24 janvier 2009





Evêque négationniste: la justice allemande ouvre une enquête
24 janvier 2009 - Stéphane Bussard - letemps.ch
Evêque négationniste: la justice allemande ouvre une enquête
Les détails d’un décret du pape réhabilitant 4 évêques excommuniés d’Ecône doivent être publiés aujourd’hui. L’un d’eux, Richard Williamson, met le Vatican dans l’embarras

Le Vatican est au cœur de la polémique. Vendredi, le Parquet de Ratisbonne, en Allemagne, a ouvert une enquête sur Richard Williamson. Le religieux britannique est l’un des quatre évêques d’Ecône excommuniés par Jean Paul II en 1988 et que le pape Benoît XVI entend réintégrer dans la grande famille catholique (LT du 23.1.09).
Dans une émission de la télévision publique suédoise diffusée mercredi, Richard Williamson a tenu des propos négationnistes: «Je crois qu’il n’y a pas eu de chambres à gaz […]. Je pense que 200 000 à 300 000 juifs ont péri dans les camps de concentration, mais pas un seul dans les chambres à gaz. […] Il y a certainement eu une grande exploitation de ces faits. L’Allemagne a payé des milliards et des milliards […] parce que les Allemands souffrent d’un complexe de culpabilité […].» La procédure judiciaire a été ouverte par le Parquet de Ratisbonne, car celui-ci présume que les déclarations du Britannique ont été faites à la télévision suédoise lors d’un entretien enregistré en novembre dans la ville de Bavière lors d’un séminaire de la Fraternité sacerdotale Saint-Pie X. Or l’Allemagne sanctionne pénalement la négation des crimes nazis.
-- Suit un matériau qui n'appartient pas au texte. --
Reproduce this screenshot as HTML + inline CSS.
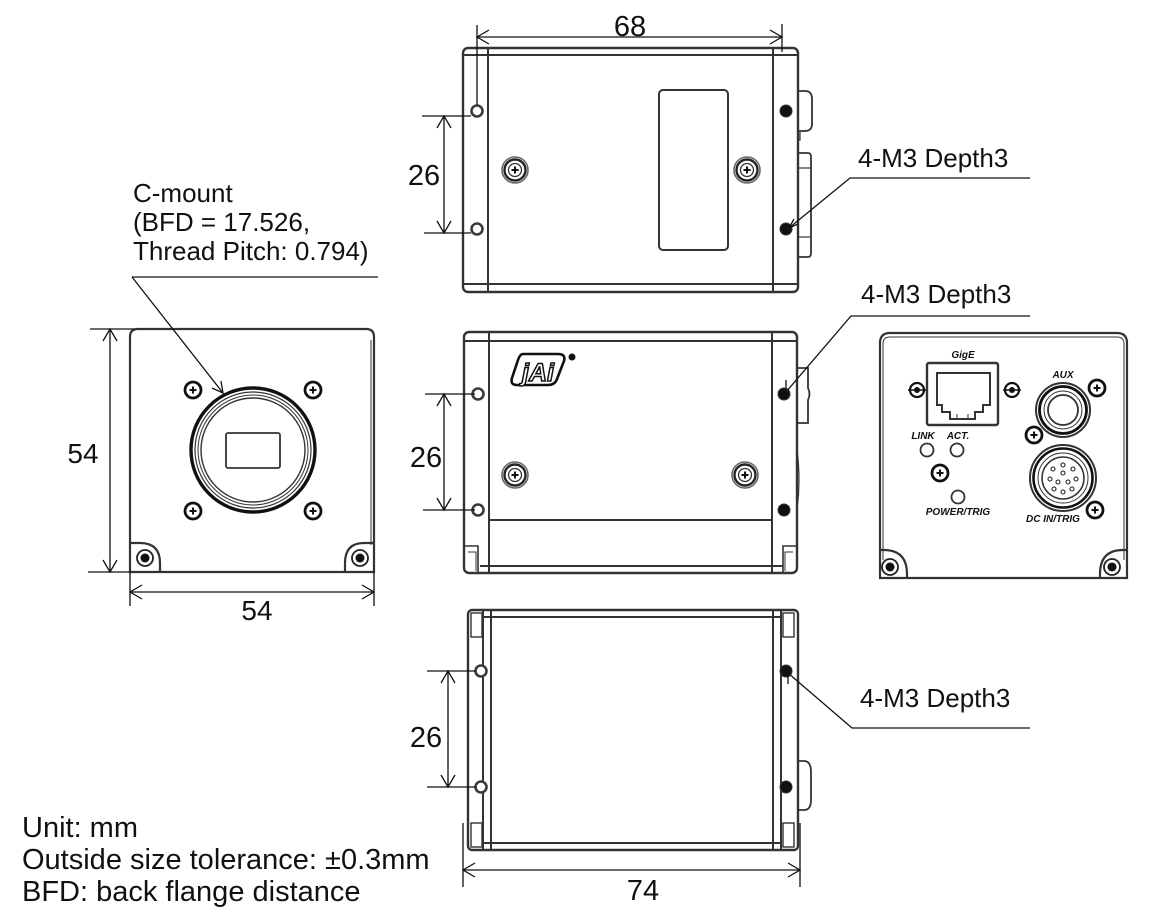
<!DOCTYPE html>
<html><head><meta charset="utf-8"><style>
html,body{margin:0;padding:0;background:#fff;}
svg{display:block;}
text{font-family:"Liberation Sans",Arial,sans-serif;fill:#111;}
</style></head><body>
<svg width="1162" height="922" viewBox="0 0 1162 922" xmlns="http://www.w3.org/2000/svg">
<defs>
 <g id="scr">
  <circle r="13" fill="#fff" stroke="#666" stroke-width="1.6"/>
  <circle r="10.5" fill="none" stroke="#222" stroke-width="2.4"/>
  <circle r="6.5" fill="none" stroke="#333" stroke-width="1.3"/>
  <path d="M-3.5,0H3.5M0,-3.5V3.5" stroke="#111" stroke-width="2"/>
 </g>
 <g id="fs">
  <circle r="8" fill="#fff" stroke="#111" stroke-width="2.8"/>
  <path d="M-3.5,0H3.5M0,-3.5V3.5" stroke="#111" stroke-width="2"/>
 </g>
 <g id="oh"><circle r="5.5" fill="#fff" stroke="#3a3a3a" stroke-width="2.6"/></g>
 <g id="fh"><circle r="6" fill="#111" stroke="#333" stroke-width="1"/></g>
 <g id="cs">
  <circle r="8" fill="#fff" stroke="#222" stroke-width="1.8"/>
  <circle r="4.5" fill="#111"/>
 </g>
</defs>

<!-- ============ TOP VIEW ============ -->
<g fill="none" stroke="#333" stroke-width="2.4">
 <rect x="463" y="48" width="335" height="244" rx="5"/>
 <line x1="463" y1="55" x2="798" y2="55" stroke-width="2"/>
 <line x1="463" y1="284" x2="798" y2="284" stroke-width="2"/>
 <line x1="488" y1="48" x2="488" y2="292" stroke-width="2"/>
 <line x1="773" y1="48" x2="773" y2="292" stroke-width="2"/>
 <rect x="659" y="90" width="69" height="160" rx="4" stroke-width="2"/>
 <path d="M798,91 H805 Q812,91 812,99 V124 Q812,131 805,131 H798" stroke-width="1.8"/>
 <path d="M800,131 V140 H798" stroke-width="1.2"/>
 <path d="M798,153 H808 Q811,153 811,157 V253 Q811,257 808,257 H798" stroke-width="1.8"/>
 <line x1="798" y1="168" x2="811" y2="168" stroke-width="1.2"/>
 <line x1="798" y1="237" x2="811" y2="237" stroke-width="1.2"/>
</g>
<use href="#oh" x="477" y="111"/><use href="#oh" x="477" y="229"/>
<use href="#fh" x="786" y="111"/><use href="#fh" x="786" y="229"/>
<use href="#scr" x="515" y="170"/><use href="#scr" x="747" y="170"/>

<!-- dims top -->
<g fill="none" stroke="#111" stroke-width="1.3">
 <line x1="477" y1="25" x2="477" y2="105"/>
 <line x1="782" y1="24" x2="782" y2="52"/>
 <line x1="477" y1="37" x2="782" y2="37"/>
 <path d="M489,30 L477,37 L489,44"/>
 <path d="M770,30 L782,37 L770,44"/>
 <line x1="422" y1="116" x2="471" y2="116"/>
 <line x1="424" y1="233" x2="471" y2="233"/>
 <line x1="444" y1="116" x2="444" y2="233"/>
 <path d="M437,128 L444,116 L451,128"/>
 <path d="M437,221 L444,233 L451,221"/>
 <path d="M1030,178 H850 L789,228"/>
 <path d="M794,219 L789,228 L798,224"/>
</g>
<text x="630" y="36" font-size="29" text-anchor="middle">68</text>
<text x="424" y="185" font-size="29" text-anchor="middle">26</text>
<text x="858" y="167" font-size="26">4-M3 Depth3</text>

<!-- ============ FRONT VIEW ============ -->
<g fill="none" stroke="#333" stroke-width="2.2">
 <path d="M130,337 Q130,329 138,329 H366 Q374,329 374,337 V572 H130 Z"/>
 <line x1="371" y1="340" x2="371" y2="545" stroke-width="1"/>
 <path d="M130,543 H140 Q160,543 160,563 V572"/>
 <path d="M374,543 H364 Q345,543 345,563 V572"/>
 <circle cx="253" cy="450" r="62" stroke="#111" stroke-width="3.4"/>
 <circle cx="253" cy="450" r="58" stroke-width="1.2"/>
 <circle cx="253" cy="450" r="55" stroke-width="1"/>
 <circle cx="253" cy="450" r="52" stroke-width="1.4"/>
 <rect x="226" y="433" width="54" height="35" rx="2" stroke-width="1.8"/>
</g>
<use href="#cs" x="145" y="558"/><use href="#cs" x="360" y="558"/>
<use href="#fs" x="193" y="390"/><use href="#fs" x="313" y="390"/>
<use href="#fs" x="193" y="511"/><use href="#fs" x="313" y="511"/>

<g fill="none" stroke="#111" stroke-width="1.3">
 <line x1="132" y1="277" x2="378" y2="277"/>
 <line x1="132" y1="277" x2="223" y2="393"/>
 <path d="M212,388 L223,393 L221,381"/>
 <line x1="90" y1="329" x2="135" y2="329"/>
 <line x1="88" y1="572" x2="130" y2="572"/>
 <line x1="110" y1="329" x2="110" y2="572"/>
 <path d="M103,341 L110,329 L117,341"/>
 <path d="M103,560 L110,572 L117,560"/>
 <line x1="130" y1="572" x2="130" y2="606"/>
 <line x1="374" y1="572" x2="374" y2="606"/>
 <line x1="130" y1="592" x2="374" y2="592"/>
 <path d="M142,585 L130,592 L142,599"/>
 <path d="M362,585 L374,592 L362,599"/>
</g>
<text x="133" y="202" font-size="26">C-mount</text>
<text x="133" y="231" font-size="26">(BFD = 17.526,</text>
<text x="133" y="260" font-size="26">Thread Pitch: 0.794)</text>
<text x="83" y="463" font-size="28" text-anchor="middle">54</text>
<text x="257" y="620" font-size="28" text-anchor="middle">54</text>

<!-- ============ SIDE (MIDDLE) VIEW ============ -->
<g fill="none" stroke="#333" stroke-width="2.4">
 <rect x="464" y="332" width="333" height="241" rx="5"/>
 <line x1="464" y1="341" x2="797" y2="341" stroke-width="2"/>
 <line x1="489" y1="332" x2="489" y2="573" stroke-width="2"/>
 <line x1="772" y1="332" x2="772" y2="573" stroke-width="2"/>
 <line x1="489" y1="520" x2="772" y2="520" stroke-width="2"/>
 <line x1="480" y1="566" x2="783" y2="566" stroke-width="2"/>
 <path d="M464,546 H478 V573" stroke-width="1.6"/>
 <path d="M468,552 H476 V571" stroke-width="1"/>
 <path d="M797,546 H783 V573" stroke-width="1.6"/>
 <path d="M793,552 H785 V571" stroke-width="1"/>
 <path d="M797,368 H808 V388 Q811,394 808,400 V423 H797" stroke-width="1.8"/>
 <path d="M797,450 Q801,480 797,510" stroke-width="1.2"/>
</g>
<use href="#oh" x="478" y="394"/><use href="#oh" x="478" y="510"/>
<use href="#fh" x="784" y="394"/><use href="#fh" x="784" y="510"/>
<use href="#scr" x="515" y="475"/><use href="#scr" x="745" y="475"/>
<!-- logo -->
<path d="M523,354 L558,354 Q566,354 564,361 L557,379 Q555,385 548,385 L517,385 Q510,385 512,378 L518,360 Q520,354 523,354 Z" fill="none" stroke="#111" stroke-width="2.6"/>
<text x="538" y="381" font-size="25" font-style="italic" font-weight="bold" text-anchor="middle" style="fill:#fff;stroke:#111;stroke-width:1.5">jAi</text>
<circle cx="572" cy="357" r="3.5" fill="#111"/>

<g fill="none" stroke="#111" stroke-width="1.3">
 <line x1="425" y1="394" x2="475" y2="394"/>
 <line x1="423" y1="510" x2="475" y2="510"/>
 <line x1="444" y1="394" x2="444" y2="510"/>
 <path d="M437,406 L444,394 L451,406"/>
 <path d="M437,498 L444,510 L451,498"/>
 <path d="M1030,316 H851 L786,392"/>
 <path d="M786,380 V392"/>
</g>
<text x="426" y="467" font-size="29" text-anchor="middle">26</text>
<text x="861" y="303" font-size="26">4-M3 Depth3</text>

<!-- ============ BOTTOM VIEW ============ -->
<g fill="none" stroke="#333" stroke-width="2.4">
 <rect x="468" y="610" width="330" height="240" rx="4"/>
 <line x1="483" y1="617" x2="781" y2="617" stroke-width="2"/>
 <line x1="483" y1="843" x2="781" y2="843" stroke-width="2"/>
 <line x1="483" y1="610" x2="483" y2="850" stroke-width="2"/>
 <line x1="491" y1="610" x2="491" y2="850" stroke-width="2"/>
 <line x1="773" y1="610" x2="773" y2="850" stroke-width="2"/>
 <line x1="781" y1="610" x2="781" y2="850" stroke-width="2"/>
 <rect x="471" y="613" width="11" height="24" stroke-width="1.4"/>
 <rect x="471" y="823" width="11" height="24" stroke-width="1.4"/>
 <rect x="783" y="613" width="11" height="24" stroke-width="1.4"/>
 <rect x="783" y="823" width="11" height="24" stroke-width="1.4"/>
 <path d="M798,761 H804 Q811,761 811,772 V800 Q811,810 804,810 H798" stroke-width="1.8"/>
</g>
<use href="#oh" x="481" y="671"/><use href="#oh" x="481" y="787"/>
<use href="#fh" x="786" y="671"/><use href="#fh" x="786" y="787"/>
<g fill="none" stroke="#111" stroke-width="1.3">
 <line x1="427" y1="671" x2="476" y2="671"/>
 <line x1="427" y1="787" x2="476" y2="787"/>
 <line x1="448" y1="671" x2="448" y2="787"/>
 <path d="M441,683 L448,671 L455,683"/>
 <path d="M441,775 L448,787 L455,775"/>
 <line x1="463" y1="823" x2="463" y2="887"/>
 <line x1="800" y1="823" x2="800" y2="887"/>
 <line x1="463" y1="870" x2="800" y2="870"/>
 <path d="M475,863 L463,870 L475,877"/>
 <path d="M788,863 L800,870 L788,877"/>
 <path d="M1030,728 H852 L788,673"/>
 <path d="M788,673 V684"/>
</g>
<text x="426" y="747" font-size="29" text-anchor="middle">26</text>
<text x="643" y="900" font-size="29" text-anchor="middle">74</text>
<text x="860" y="707" font-size="26">4-M3 Depth3</text>

<!-- ============ REAR PANEL ============ -->
<g fill="none" stroke="#333" stroke-width="2.2">
 <path d="M880,343 Q880,333 890,333 H1117 Q1127,333 1127,343 V578 H880 Z"/>
 <path d="M883,560 V344 Q883,337 890,337 H1117 Q1124,337 1124,344 V560" stroke-width="1"/>
 <path d="M880,550 H884 Q907,550 907,574 V578"/>
 <path d="M1127,550 H1123 Q1100,550 1100,574 V578"/>
 <rect x="927" y="363" width="71" height="62" rx="2" stroke-width="2.4"/>
 <path d="M937,373 H990 V405 H983 V412 H975 V419 H950 V412 H942 V405 H937 Z" stroke-width="2"/>
 <line x1="957" y1="419" x2="957" y2="414" stroke-width="1"/>
 <line x1="968" y1="419" x2="968" y2="414" stroke-width="1"/>
 <circle cx="927" cy="450" r="6.5" stroke-width="1.8"/>
 <circle cx="957" cy="450" r="6.5" stroke-width="1.8"/>
 <circle cx="958" cy="497" r="6.5" stroke-width="1.8"/>
 <!-- AUX -->
 <circle cx="1063" cy="410" r="27" stroke-width="2"/>
 <circle cx="1063" cy="410" r="23.5" stroke="#111" stroke-width="2.8"/>
 <circle cx="1063" cy="410" r="19" stroke-width="1"/>
 <circle cx="1063" cy="410" r="15" stroke-width="1.8"/>
 <!-- DC IN -->
 <circle cx="1063" cy="478" r="33" stroke-width="2"/>
 <circle cx="1063" cy="478" r="29.5" stroke="#111" stroke-width="2.6"/>
 <circle cx="1063" cy="478" r="25" stroke-width="1"/>
 <circle cx="1063" cy="478" r="21" stroke-width="1.6"/>
</g>
<g fill="none" stroke="#222" stroke-width="1.1">
 <circle cx="1063" cy="465" r="2"/><circle cx="1073" cy="469" r="2"/><circle cx="1076" cy="479" r="2"/>
 <circle cx="1072" cy="489" r="2"/><circle cx="1063" cy="492" r="2"/><circle cx="1054" cy="489" r="2"/>
 <circle cx="1050" cy="479" r="2"/><circle cx="1053" cy="469" r="2"/><circle cx="1063" cy="473" r="2"/>
 <circle cx="1058" cy="482" r="2"/><circle cx="1068" cy="482" r="2"/>
</g>
<g>
 <circle cx="917" cy="390" r="7" fill="#fff" stroke="#111" stroke-width="2.2"/>
 <line x1="908" y1="390" x2="926" y2="390" stroke="#111" stroke-width="1.4"/>
 <circle cx="917" cy="390" r="3" fill="#111"/>
 <circle cx="1012" cy="390" r="7" fill="#fff" stroke="#111" stroke-width="2.2"/>
 <line x1="1003" y1="390" x2="1021" y2="390" stroke="#111" stroke-width="1.4"/>
 <circle cx="1012" cy="390" r="3" fill="#111"/>
</g>
<use href="#fs" x="940" y="473"/>
<use href="#fs" x="1097" y="388"/>
<use href="#fs" x="1034" y="435"/>
<use href="#fs" x="1095" y="510"/>
<use href="#cs" x="890" y="567"/>
<use href="#cs" x="1112" y="567"/>
<g font-size="10" font-weight="bold" font-style="italic" text-anchor="middle">
 <text x="963" y="358">GigE</text>
 <text x="1063" y="378">AUX</text>
 <text x="923" y="439">LINK</text>
 <text x="958" y="439">ACT.</text>
 <text x="958" y="515">POWER/TRIG</text>
 <text x="1053" y="522">DC IN/TRIG</text>
</g>

<!-- ============ NOTES ============ -->
<g font-size="29">
 <text x="22" y="837">Unit: mm</text>
 <text x="22" y="869">Outside size tolerance: ±0.3mm</text>
 <text x="22" y="901">BFD: back flange distance</text>
</g>
</svg>
</body></html>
Ce samedi 24 janvier, l’Osservatore Romano publie une note expliquant le choix du pape Benoît XVI (pas encore confirmé par le Vatican) qui entend commettre un «acte de miséricorde», selon l’Agence de presse internationale catholique (Apic) qui cite des sources vaticanes. Ces mêmes sources minimisent l’affaire et affirment que «si l’un des quatre évêques veut dire des bêtises, c’est son problème».
S’il devait confirmer la réintégration des quatre évêques dont celle de Richard Williamson, le décret papal provoquerait un vif émoi au sein de la communauté juive. Elan Steinberg, vice-président d’une organisation américaine de survivants de l’Holocauste, a déclaré au quotidien israélien Haaretz que la possible réhabilitation de Williamson a été reçue avec «consternation». Grand rabbin de Rome interrogé par La Stampa, Riccardo Di Segni s’est dit «choqué» et craint que par la réintégration d’un négationniste, le Vatican provoque «une blessure profonde dans le dialogue avec le judaïsme». Vice-présidente de la Fédération suisse des communautés israélites, Sabine Simkhovitch-Dreyfus estime que si la réintégration de l’évêque britannique devait se confirmer, l’attitude négationniste de ce dernier lui apparaît incompatible avec la fonction. «Ce serait d’autant plus dommageable que le dialogue judéo-chrétien évolue positivement», souligne-t-elle. Simple hasard, l’existence du décret papal a été révélée par le quotidien italien Il Giornale au moment même où fut diffusée l’émission à la télévision suédoise.
Les positions extrémistes de l’évêque Williamson sont pourtant de notoriété publique. Le Catholic Herald, principal journal catholique de Grande-Bretagne, relevait en mars 2008 que le religieux britannique est acquis à la cause du Protocole des Sages de Sion, un faux élaboré par un Russe antisémite à la demande de la police secrète du tsar. Difficile dès lors d’imaginer que Benoît XVI n’était pas au courant des prises de position de Williamson.
Ce n’est pas la première fois que Benoît XVI provoque des remous au sein des communautés religieuses. Le 12 septembre 2006, à Ratisbonne, il utilisa des citations d’un empereur byzantin au sujet de Mahomet qui associait l’islam à la violence et qui avait enflammé le monde musulman. En visite en Turquie deux mois plus tard, le souverain pontife s’était vu contraint de présenter ses excuses. Plus tard, la controverse avait rebondi au Conseil des droits de l’homme à Genève, où l’Organisation de la conférence islamique avait manifesté son indignation. Quelques mois plus tôt, devant le mémorial des victimes du camp d’extermination d’Auschwitz, le pape avait eu des mots ambigus laissant croire, selon ses détracteurs, qu’il dédouanait le peuple allemand de sa responsabilité dans les crimes nazis.
Ce nouvel épisode s’inscrit dans un contexte tendu suite à l’intervention israélienne à Gaza. Il intervient au moment où à Berlin se déroule une exposition organisée par le Vatican qui vise à réhabiliter Pie XII, pape controversé pour son attitude jugée trop passive face à l’Holocauste.